↓
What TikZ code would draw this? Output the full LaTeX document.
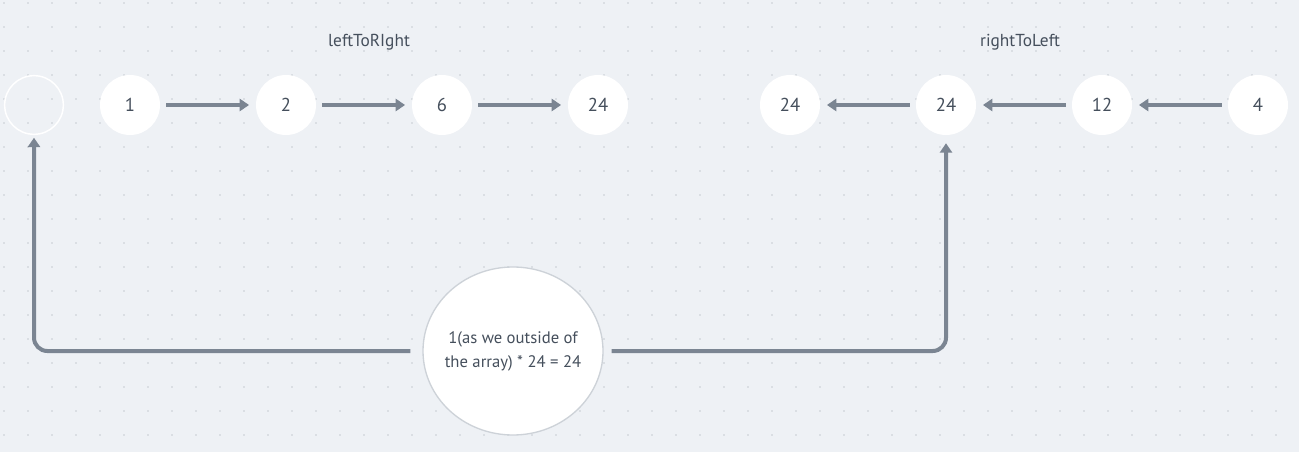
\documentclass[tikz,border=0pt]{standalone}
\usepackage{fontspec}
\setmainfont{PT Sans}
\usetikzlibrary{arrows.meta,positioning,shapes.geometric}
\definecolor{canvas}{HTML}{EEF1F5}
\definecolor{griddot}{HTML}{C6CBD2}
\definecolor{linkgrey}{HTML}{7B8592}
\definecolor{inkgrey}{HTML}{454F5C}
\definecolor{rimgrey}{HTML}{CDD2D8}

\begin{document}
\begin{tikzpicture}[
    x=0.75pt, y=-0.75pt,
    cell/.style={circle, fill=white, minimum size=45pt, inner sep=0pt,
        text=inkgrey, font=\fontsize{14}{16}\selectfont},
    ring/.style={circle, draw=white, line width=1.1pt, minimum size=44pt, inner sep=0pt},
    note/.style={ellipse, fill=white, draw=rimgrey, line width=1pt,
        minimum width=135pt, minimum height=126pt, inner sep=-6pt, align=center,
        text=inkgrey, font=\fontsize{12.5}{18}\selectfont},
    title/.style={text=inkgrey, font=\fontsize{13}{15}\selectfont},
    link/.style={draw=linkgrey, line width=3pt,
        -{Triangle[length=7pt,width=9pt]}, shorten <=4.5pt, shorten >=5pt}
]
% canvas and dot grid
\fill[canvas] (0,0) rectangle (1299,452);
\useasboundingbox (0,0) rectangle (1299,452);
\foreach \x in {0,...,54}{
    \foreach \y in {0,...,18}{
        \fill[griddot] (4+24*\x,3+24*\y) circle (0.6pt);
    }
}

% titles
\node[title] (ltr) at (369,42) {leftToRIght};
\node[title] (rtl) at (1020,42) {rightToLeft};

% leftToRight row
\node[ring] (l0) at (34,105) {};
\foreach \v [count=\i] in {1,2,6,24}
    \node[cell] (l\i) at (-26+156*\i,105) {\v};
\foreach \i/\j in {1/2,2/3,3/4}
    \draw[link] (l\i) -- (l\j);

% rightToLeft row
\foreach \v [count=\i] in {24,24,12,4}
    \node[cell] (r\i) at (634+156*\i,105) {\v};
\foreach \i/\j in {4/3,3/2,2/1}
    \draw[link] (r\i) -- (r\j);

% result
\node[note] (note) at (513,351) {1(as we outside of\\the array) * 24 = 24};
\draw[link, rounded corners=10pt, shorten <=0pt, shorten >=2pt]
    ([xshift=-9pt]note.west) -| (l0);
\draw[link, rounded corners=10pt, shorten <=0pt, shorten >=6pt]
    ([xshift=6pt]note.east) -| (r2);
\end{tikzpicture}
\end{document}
↑
Pictures excluded, quote all the data above exactly.

» **Output**
What TikZ code would draw this? Output the full LaTeX document.
\documentclass[tikz,border=0pt]{standalone}
\usepackage{fontspec}
\setmainfont{PT Sans}
\usetikzlibrary{arrows.meta,positioning,shapes.geometric}
\definecolor{canvas}{HTML}{EEF1F5}
\definecolor{griddot}{HTML}{C6CBD2}
\definecolor{linkgrey}{HTML}{7B8592}
\definecolor{inkgrey}{HTML}{454F5C}
\definecolor{rimgrey}{HTML}{CDD2D8}

\begin{document}
\begin{tikzpicture}[
    x=0.75pt, y=-0.75pt,
    cell/.style={circle, fill=white, minimum size=45pt, inner sep=0pt,
        text=inkgrey, font=\fontsize{14}{16}\selectfont},
    ring/.style={circle, draw=white, line width=1.1pt, minimum size=44pt, inner sep=0pt},
    note/.style={ellipse, fill=white, draw=rimgrey, line width=1pt,
        minimum width=135pt, minimum height=126pt, inner sep=-6pt, align=center,
        text=inkgrey, font=\fontsize{12.5}{18}\selectfont},
    title/.style={text=inkgrey, font=\fontsize{13}{15}\selectfont},
    link/.style={draw=linkgrey, line width=3pt,
        -{Triangle[length=7pt,width=9pt]}, shorten <=4.5pt, shorten >=5pt}
]
% canvas and dot grid
\fill[canvas] (0,0) rectangle (1299,452);
\useasboundingbox (0,0) rectangle (1299,452);
\foreach \x in {0,...,54}{
    \foreach \y in {0,...,18}{
        \fill[griddot] (4+24*\x,3+24*\y) circle (0.6pt);
    }
}

% titles
\node[title] (ltr) at (369,42) {leftToRIght};
\node[title] (rtl) at (1020,42) {rightToLeft};

% leftToRight row
\node[ring] (l0) at (34,105) {};
\foreach \v [count=\i] in {1,2,6,24}
    \node[cell] (l\i) at (-26+156*\i,105) {\v};
\foreach \i/\j in {1/2,2/3,3/4}
    \draw[link] (l\i) -- (l\j);

% rightToLeft row
\foreach \v [count=\i] in {24,24,12,4}
    \node[cell] (r\i) at (634+156*\i,105) {\v};
\foreach \i/\j in {4/3,3/2,2/1}
    \draw[link] (r\i) -- (r\j);

% result
\node[note] (note) at (513,351) {1(as we outside of\\the array) * 24 = 24};
\draw[link, rounded corners=10pt, shorten <=0pt, shorten >=2pt]
    ([xshift=-9pt]note.west) -| (l0);
\draw[link, rounded corners=10pt, shorten <=0pt, shorten >=6pt]
    ([xshift=6pt]note.east) -| (r2);
\end{tikzpicture}
\end{document}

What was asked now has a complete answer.